CANTIKA.COM, Jakarta - Dua porsi minuman ringan per hari dikaitkan dengan peningkatan risiko patah tulang pinggul pada wanita pascamenopause. Demikian diungkapkan sebuah studi baru-baru ini.
Osteoartritis, yang ditandai dengan tulang yang semakin lemah dan rapuh, sebagian besar menyerang orang dewasa yang lebih tua. Kondisi ini memengaruhi sekitar 200 juta orang. Bahkan, menurut studi terbaru, secara global, patah tulang osteoporosis terjadi setiap 3 detik.
Meskipun beberapa faktor risiko utama untuk osteoporosis tidak dapat diubah, seperti usia dan jenis kelamin, beberapa kebiasaan gaya hidup juga berperan.
Misalnya, konsumsi alkohol dan penggunaan tembakau juga meningkatkan risiko. Selain itu, nutrisi juga dapat berperan, terutama asupan kalsium.
Satu studi baru-baru ini dalam jurnal Menopause berfokus pada dampak mengonsumsi minuman ringan. Para ilmuwan mengambil data dari Women's Health Initiative, melibatkan 161.808 wanita pascamenopause. Untuk analisis baru, para peneliti menggunakan data dari 72.342 peserta ini.
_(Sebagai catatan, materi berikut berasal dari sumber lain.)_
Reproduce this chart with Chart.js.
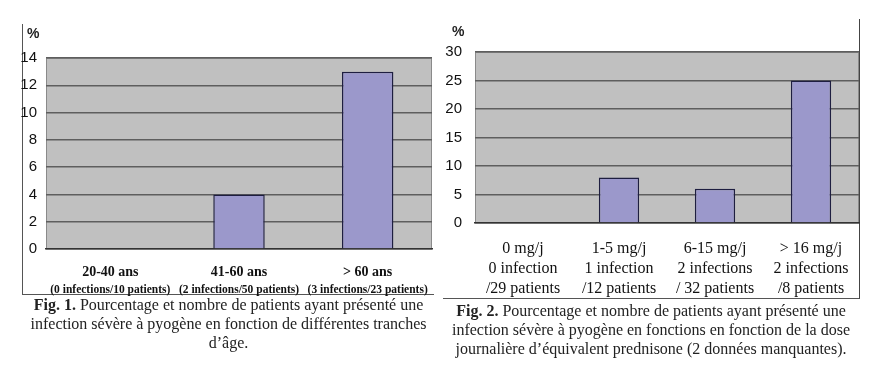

Sebagai bagian dari penelitian, para peserta memberikan informasi kesehatan yang terperinci dan data kuesioner yang menguraikan faktor-faktor gaya hidup, termasuk diet. Yang penting, kuesioner diet mencakup pertanyaan tentang asupan minuman ringan bebas kafein dan kafein.
Selama analisis, para ilmuwan menyumbang berbagai variabel dengan potensi untuk mempengaruhi hasil, termasuk usia, etnis, tingkat pendidikan, pendapatan keluarga, indeks massa tubuh, penggunaan terapi hormonal dan kontrasepsi oral, asupan kopi, dan riwayat jatuh.
Seperti yang diharapkan, mereka mengamati hubungan antara konsumsi soda dan cedera terkait osteoporosis.
"Untuk konsumsi soda, menunjukkan peningkatan risiko patah tulang pinggul 26% di antara wanita yang minum rata-rata 14 porsi per minggu atau lebih dibandingkan dengan tanpa porsi," ujar penulis dalam laporannya, dilansir Medical News Today, Jumat (6/12/2019).
Namun, para peneliti menjelaskan bahwa hubungan itu hanya signifikan secara statistik untuk soda bebas kafein, yang menghasilkan 32% peningkatan risiko. Meskipun polanya mirip dengan soda berkafein, pola ini tidak mencapai signifikansi statistik.
Untuk kejelasan, persentase di atas menampilkan risiko relatif, bukan risiko absolut. Penulis penelitian menegaskan kembali bahwa hubungan yang signifikan hanya ada ketika membandingkan wanita yang minum paling banyak soda - setidaknya dua minuman per hari - dengan mereka yang tidak minum sama sekali. Perlu juga dicatat bahwa para ilmuwan tidak menemukan hubungan antara konsumsi soda dan kepadatan mineral tulang.
Namun demikian, penelitian sebelumnya yang mencari hubungan antara soda dan osteoporosis menghasilkan hasil yang bertentangan. Meskipun penelitian ini mendapat manfaat dari ukuran sampel yang besar, informasi terperinci, dan periode tindak lanjut yang panjang, para peneliti tidak dapat menyimpulkan bahwa hasilnya definitif karena ada terlalu banyak informasi yang saling bertentangan.
Ada juga batasan tertentu untuk penelitian ini. Misalnya, seperti yang dicatat oleh para peneliti, para partisipan hanya melaporkan konsumsi soda pada awal penelitian. Kebiasaan makan orang dapat berubah secara signifikan dari waktu ke waktu, dan tim tidak dapat menjelaskan hal ini.
Juga, meskipun para peneliti mengendalikan berbagai faktor, selalu ada kemungkinan bahwa faktor yang tidak terukur berperan dalam hubungan ini. Teori lain yang penulis garis besarkan adalah karbonasi, yang merupakan proses melarutkan karbon dioksida dalam air.
"Ini menghasilkan pembentukan asam karbonat yang mungkin mengubah keasaman lambung dan, akibatnya, penyerapan nutrisi."